Which is why high end food like stews are so advantageous. I think a lot of people are playing like they did in previous alphas where you could live on low tier foods like baked potato and corn bread. Try to do that in A18 and you will get sick a lot.
^ This. I've not put any points yet into Master Chef, as I found a few recipes that I could manage shortly out of the gate in my first couple of days of exploration. That said, I've been cooking those recipes when I can, and I LOVE the way the mechanic currently works, because
A) Cooked meals (not just random pseudo-ingredients or side dishes like corn bread and baked potatoes) offer a significantly increased benefit from a satiation and stamina-restoration standpoint. As such, one needs to consume fewer of those items (often just a single serving) in order to maintain viability in the broken-down world.
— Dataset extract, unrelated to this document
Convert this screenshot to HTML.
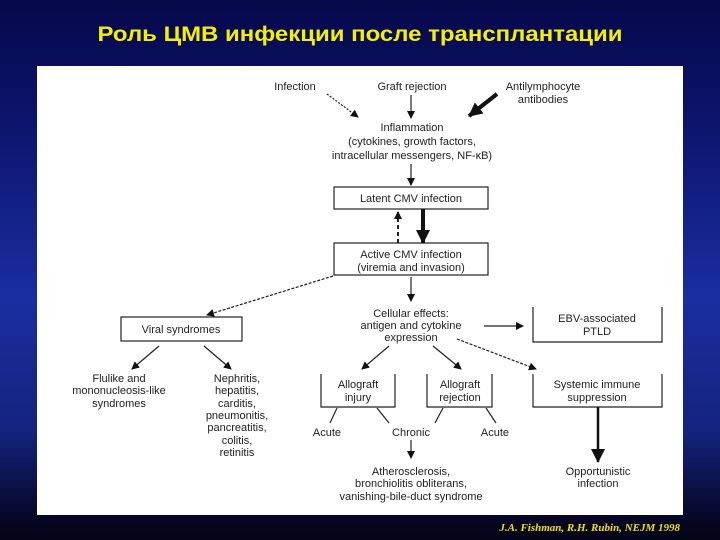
<!DOCTYPE html>
<html><head><meta charset="utf-8"><style>
html,body{margin:0;padding:0;width:720px;height:540px;overflow:hidden}
body{background:linear-gradient(180deg,#06084a 0%,#0d1670 25%,#1a2ea0 55%,#14237e 80%,#050520 97%,#050518 100%)}
svg{position:absolute;left:0;top:0}
.t{font-family:"Liberation Sans",sans-serif;font-size:11px;fill:#222;text-anchor:middle}
</style></head><body>
<svg width="720" height="540" viewBox="0 0 720 540">
<defs>
<marker id="a" markerWidth="8" markerHeight="8" refX="7" refY="4" orient="auto" markerUnits="userSpaceOnUse"><path d="M0,0 L8,4 L0,8 z" fill="#111"/></marker>
<marker id="b" markerWidth="14" markerHeight="14" refX="13" refY="7" orient="auto" markerUnits="userSpaceOnUse"><path d="M0,0 L14,7 L0,14 z" fill="#111"/></marker>
</defs>
<text x="360" y="41" font-family="Liberation Sans,'Noto Sans CJK SC',sans-serif" font-weight="bold" font-size="21" fill="#f5f000" text-anchor="middle" textLength="525" lengthAdjust="spacingAndGlyphs">Роль ЦМВ инфекции после трансплантации</text>
<rect x="37" y="66" width="646" height="449" fill="#fff"/>
<rect x="37" y="66" width="646" height="4" fill="#fbfde8"/>
<g class="t">
<text x="295" y="90">Infection</text>
<text x="412" y="90">Graft rejection</text>
<text x="543" y="90">Antilymphocyte</text>
<text x="543" y="103">antibodies</text>
<text x="412" y="131">Inflammation</text>
<text x="412" y="145">(cytokines, growth factors,</text>
<text x="412" y="159">intracellular messengers, NF-κB)</text>
<text x="411" y="202">Latent CMV infection</text>
<text x="411" y="258">Active CMV infection</text>
<text x="411" y="271">(viremia and invasion)</text>
<text x="411" y="317">Cellular effects:</text>
<text x="411" y="329">antigen and cytokine</text>
<text x="411" y="341">expression</text>
<text x="597" y="322">EBV-associated</text>
<text x="597" y="335">PTLD</text>
<text x="181" y="333">Viral syndromes</text>
<text x="119" y="382">Flulike and</text>
<text x="119" y="394">mononucleosis-like</text>
<text x="119" y="407">syndromes</text>
<text x="237" y="382">Nephritis,</text>
<text x="237" y="394">hepatitis,</text>
<text x="237" y="407">carditis,</text>
<text x="237" y="419">pneumonitis,</text>
<text x="237" y="431">pancreatitis,</text>
<text x="237" y="444">colitis,</text>
<text x="237" y="456">retinitis</text>
<text x="358" y="388">Allograft</text>
<text x="358" y="401">injury</text>
<text x="460" y="388">Allograft</text>
<text x="460" y="401">rejection</text>
<text x="597" y="388">Systemic immune</text>
<text x="597" y="401">suppression</text>
<text x="327" y="436">Acute</text>
<text x="411" y="436">Chronic</text>
<text x="495" y="436">Acute</text>
<text x="411" y="475">Atherosclerosis,</text>
<text x="411" y="487">bronchiolitis obliterans,</text>
<text x="411" y="500">vanishing-bile-duct syndrome</text>
<text x="598" y="475">Opportunistic</text>
<text x="598" y="487">infection</text>
</g>
<g fill="none" stroke="#222" stroke-width="1.2">
<rect x="334" y="187" width="154" height="22"/>
<rect x="334" y="243" width="154" height="32"/>
<rect x="121" y="317" width="121" height="24"/>
<path d="M533,307 V342 H662 V307"/>
<path d="M321,374 V407 H395 V374"/>
<path d="M427,374 V407 H492 V374"/>
<path d="M533,374 V407 H662 V374"/>
<path d="M327,94 L358,117" stroke-dasharray="2,1.5" marker-end="url(#a)"/>
<path d="M411,95 L411,118" marker-end="url(#a)"/>
<path d="M411,164 L411,185" marker-end="url(#a)"/>
<path d="M398,243 L398,212" stroke-width="2" stroke-dasharray="4,3" marker-end="url(#a)"/>
<path d="M333,276 L207,315" stroke-dasharray="3,1.5" marker-end="url(#a)"/>
<path d="M411,277 L411,301" marker-end="url(#a)"/>
<path d="M484,326 L523,326" marker-end="url(#a)"/>
<path d="M159,346 L132,369" marker-end="url(#a)"/>
<path d="M204,346 L231,369" marker-end="url(#a)"/>
<path d="M389,346 L362,369" marker-end="url(#a)"/>
<path d="M433,346 L461,369" marker-end="url(#a)"/>
<path d="M457,339 L536,369" stroke-dasharray="3,1.5" marker-end="url(#a)"/>
<path d="M337,408 L330,423 M377,408 L389,423 M443,408 L435,423 M486,408 L496,423"/>
<path d="M411,440 L411,458" marker-end="url(#a)"/>
</g>
<g fill="none" stroke="#111" stroke-width="4">
<path d="M497,94 L469,116" marker-end="url(#b)"/>
<path d="M423,209 L423,243" marker-end="url(#b)"/>
<path d="M598,407 L598,462" stroke-width="2.5" marker-end="url(#b)"/>
</g>
<text x="680" y="531" font-family="Liberation Serif,serif" font-style="italic" font-weight="bold" font-size="11" fill="#f0e000" text-anchor="end">J.A. Fishman, R.H. Rubin, NEJM 1998</text>
</svg>
</body></html>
B) This means that my canned food becomes an emergency-only backup plan (or in the case of things like chili-dogs, an ingredient). I've gotten dysentery exactly twice, and I just let it "run its course", so to speak. If I'm dealing with a situation where I am concerned that food poisoning would SERIOUSLY impact my quality of life (I'm away from home, max stamina is WAY low, etc), then I can pop a can of Sham, chili, chicken, lamb or beef...and reap lesser benefits rather than risk food poisoning.
C) This, and the knowledge that further expansion and recipes are coming to the cooking skill, makes me plan--actually
plan--what I do with my foodstuffs. I don't just grab the first thing available to me in order to curb thirst or hunger. I plan out meals I can cook. I plan out which canned items I want to carry along in case of emergencies as I'm exploring. It gives me a reason to
hold on to canned goods, either to use in better recipes, or to have a CYA backup food supply in my inventory as I explore.
This is a new point of challenge. New risk vs. reward. Personally, I enjoy it. Sure, it'd be nice if there were a way to cure it. Maybe TFP could tweak the vitamins to "bolster" digestion so that it speeds up the healing process of dysentery in a similar fashion to the way that antibiotics now work to remove infection...that way it's still not an insta-cure, but you're not wasting vitamins unnecessarily.
Just my two cents. I'm loving A18 on nearly every front.